----- DATASET EXCERPT -----

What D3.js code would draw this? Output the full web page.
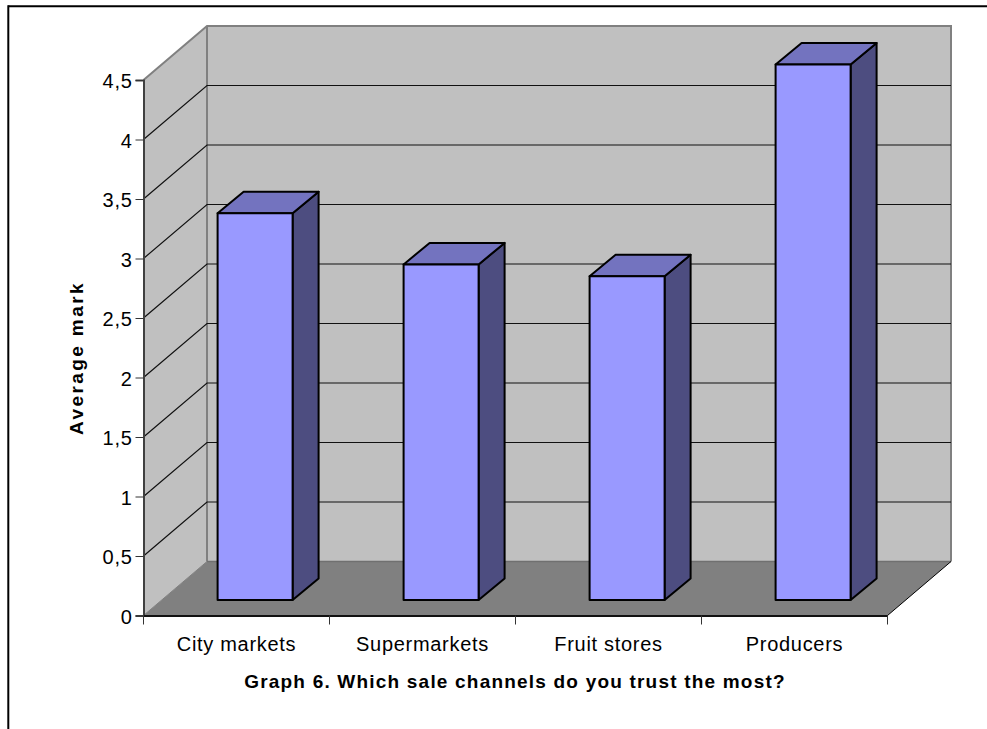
<!DOCTYPE html>
<html>
<head>
<meta charset="utf-8">
<style>
html,body{margin:0;padding:0;background:#fff}
svg{display:block}
text{font-family:"Liberation Sans",Arial,sans-serif;fill:#000}
</style>
<script src="https://cdn.jsdelivr.net/npm/d3@7"></script>
</head>
<body>
<div id="chart"></div>
<script>
const categories = ["City markets", "Supermarkets", "Fruit stores", "Producers"];
const averageMarks = [3.25, 2.82, 2.72, 4.5];
const tickValues = [0, 0.5, 1, 1.5, 2, 2.5, 3, 3.5, 4, 4.5];
const xTitle = "Graph 6. Which sale channels do you trust the most?";
const yTitle = "Average mark";

const W = 987, H = 729;
const svg = d3.select("#chart").append("svg").attr("width", W).attr("height", H);

// Front plane of the 3D box, plus the oblique offset to the back wall
const x0 = 143.5, x1 = 887.5, yBase = 615.5, yTop = 80;
const depthX = 63.5, depthY = -54;

const x = d3.scaleBand().domain(categories).range([x0, x1]);
const y = d3.scaleLinear().domain([0, 4.5]).range([yBase, yTop]);
const barWidth = 75;
const barShift = [18.6, -15.5];   // bars stand slightly behind the front plane
const barDepth = [26, -21.5];

const poly = pts => pts.map(p => p.join(",")).join(" ");
const sel = svg.append("g");

// Page frame: top and left rules only
sel.append("line").attr("x1", 8.3).attr("x2", W).attr("y1", 6.3).attr("y2", 6.3).attr("stroke", "#000").attr("stroke-width", 2);
sel.append("line").attr("x1", 8.3).attr("x2", 8.3).attr("y1", 5.3).attr("y2", H).attr("stroke", "#000").attr("stroke-width", 2);

// Side wall, back wall and floor
sel.append("polygon")
  .attr("points", poly([[x0, yTop], [x0 + depthX, yTop + depthY], [x0 + depthX, yBase + depthY], [x0, yBase]]))
  .attr("fill", "#c0c0c0");
sel.append("polygon")
  .attr("points", poly([[x0 + depthX, yTop + depthY], [x1 + depthX, yTop + depthY], [x1 + depthX, yBase + depthY], [x0 + depthX, yBase + depthY]]))
  .attr("fill", "#c0c0c0");
sel.append("polygon")
  .attr("points", poly([[x0, yBase], [x0 + depthX, yBase + depthY], [x1 + depthX, yBase + depthY], [x1, yBase]]))
  .attr("fill", "#808080");

// Wall outlines in mid grey
sel.append("polyline")
  .attr("points", poly([[x0, yTop], [x0 + depthX, yTop + depthY], [x1 + depthX, yTop + depthY], [x1 + depthX, yBase + depthY]]))
  .attr("fill", "none").attr("stroke", "#808080").attr("stroke-width", 2);
sel.append("line")
  .attr("x1", x0 + depthX).attr("x2", x0 + depthX).attr("y1", yTop + depthY).attr("y2", yBase + depthY)
  .attr("stroke", "#808080").attr("stroke-width", 2);
sel.append("line")
  .attr("x1", x0 + depthX).attr("x2", x1 + depthX).attr("y1", yBase + depthY).attr("y2", yBase + depthY)
  .attr("stroke", "#707070").attr("stroke-width", 1.5);

// Gridlines run across the side wall and along the back wall
const grid = sel.append("g");
tickValues.slice(1, -1).forEach(v => {
  grid.append("polyline")
    .attr("points", poly([[x0, y(v)], [x0 + depthX, y(v) + depthY], [x1 + depthX, y(v) + depthY]]))
    .attr("fill", "none").attr("stroke", "#111").attr("stroke-width", 1.2);
});

sel.append("line")
  .attr("x1", x0).attr("x2", x0 + depthX).attr("y1", yBase).attr("y2", yBase + depthY)
  .attr("stroke", "#808080").attr("stroke-width", 1);
sel.append("line")
  .attr("x1", x1).attr("x2", x1 + depthX).attr("y1", yBase).attr("y2", yBase + depthY)
  .attr("stroke", "#000").attr("stroke-width", 1);

// Bars: front, top and side faces
const bars = sel.selectAll("g.bar").data(categories.map((c, i) => ({ c, v: averageMarks[i] })))
  .join("g").attr("class", "bar");
const geom = d => {
  const l = x(d.c) + (x.bandwidth() - barWidth) / 2 + barShift[0];
  return { l, r: l + barWidth, b: y(0) + barShift[1], t: y(d.v) + barShift[1] };
};
const edge = s => s.attr("stroke", "#000").attr("stroke-width", 2).attr("stroke-linejoin", "round");
edge(bars.append("polygon").attr("fill", "#4d4d80").attr("points", d => {
  const g = geom(d);
  return poly([[g.r, g.t], [g.r + barDepth[0], g.t + barDepth[1]], [g.r + barDepth[0], g.b + barDepth[1]], [g.r, g.b]]);
}));
edge(bars.append("polygon").attr("fill", "#7373bf").attr("points", d => {
  const g = geom(d);
  return poly([[g.l, g.t], [g.l + barDepth[0], g.t + barDepth[1]], [g.r + barDepth[0], g.t + barDepth[1]], [g.r, g.t]]);
}));
edge(bars.append("polygon").attr("fill", "#9999ff").attr("points", d => {
  const g = geom(d);
  return poly([[g.l, g.t], [g.r, g.t], [g.r, g.b], [g.l, g.b]]);
}));

// Axes on the front plane
const fmt = v => String(v).replace(".", ",");
const yAxis = svg.append("g").attr("transform", `translate(${x0},0)`)
  .call(d3.axisLeft(y).tickValues(tickValues).tickFormat(fmt).tickSize(8).tickPadding(3));
yAxis.selectAll(".tick text").attr("dy", "0.38em");
const xAxis = svg.append("g").attr("transform", `translate(0,${yBase})`)
  .call(d3.axisBottom(x).tickSize(0).tickPadding(21));
// Category boundaries carry the x ticks
const boundaries = d3.range(categories.length + 1).map(i => x0 + i * x.step());
xAxis.selectAll("line.boundary").data(boundaries).join("line").attr("class", "boundary")
  .attr("x1", d => d).attr("x2", d => d).attr("y1", 0).attr("y2", 9).attr("stroke", "#333");
[yAxis, xAxis].forEach(a => {
  a.selectAll(".tick text").style("font-size", "20px").style("letter-spacing", "0.7px").style("font-family", '"Liberation Sans",Arial,sans-serif');
  a.selectAll(".tick line").attr("stroke", "#333");
});
yAxis.select(".domain").attr("stroke", "#404040").attr("stroke-width", 2);
xAxis.select(".domain").attr("stroke", "#111").attr("stroke-width", 2);

// Axis titles
svg.append("text").attr("x", 515).attr("y", 688).attr("text-anchor", "middle")
  .style("font-size", "19px").style("font-weight", "bold").style("letter-spacing", "1.2px").text(xTitle);
svg.append("text").attr("transform", "translate(83,358) rotate(-90)").attr("text-anchor", "middle")
  .style("font-size", "19px").style("font-weight", "bold").style("letter-spacing", "2.4px").text(yTitle);
</script>
</body>
</html>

-----

* SHORT TASK *
From the opening line of the listing above through the line bearing "const barDepth = [26, -21.5];", repeat each line exactly. Drop every picture.

* COMPLETED EXERCISE *
What D3.js code would draw this? Output the full web page.
<!DOCTYPE html>
<html>
<head>
<meta charset="utf-8">
<style>
html,body{margin:0;padding:0;background:#fff}
svg{display:block}
text{font-family:"Liberation Sans",Arial,sans-serif;fill:#000}
</style>
<script src="https://cdn.jsdelivr.net/npm/d3@7"></script>
</head>
<body>
<div id="chart"></div>
<script>
const categories = ["City markets", "Supermarkets", "Fruit stores", "Producers"];
const averageMarks = [3.25, 2.82, 2.72, 4.5];
const tickValues = [0, 0.5, 1, 1.5, 2, 2.5, 3, 3.5, 4, 4.5];
const xTitle = "Graph 6. Which sale channels do you trust the most?";
const yTitle = "Average mark";

const W = 987, H = 729;
const svg = d3.select("#chart").append("svg").attr("width", W).attr("height", H);

// Front plane of the 3D box, plus the oblique offset to the back wall
const x0 = 143.5, x1 = 887.5, yBase = 615.5, yTop = 80;
const depthX = 63.5, depthY = -54;

const x = d3.scaleBand().domain(categories).range([x0, x1]);
const y = d3.scaleLinear().domain([0, 4.5]).range([yBase, yTop]);
const barWidth = 75;
const barShift = [18.6, -15.5];   // bars stand slightly behind the front plane
const barDepth = [26, -21.5];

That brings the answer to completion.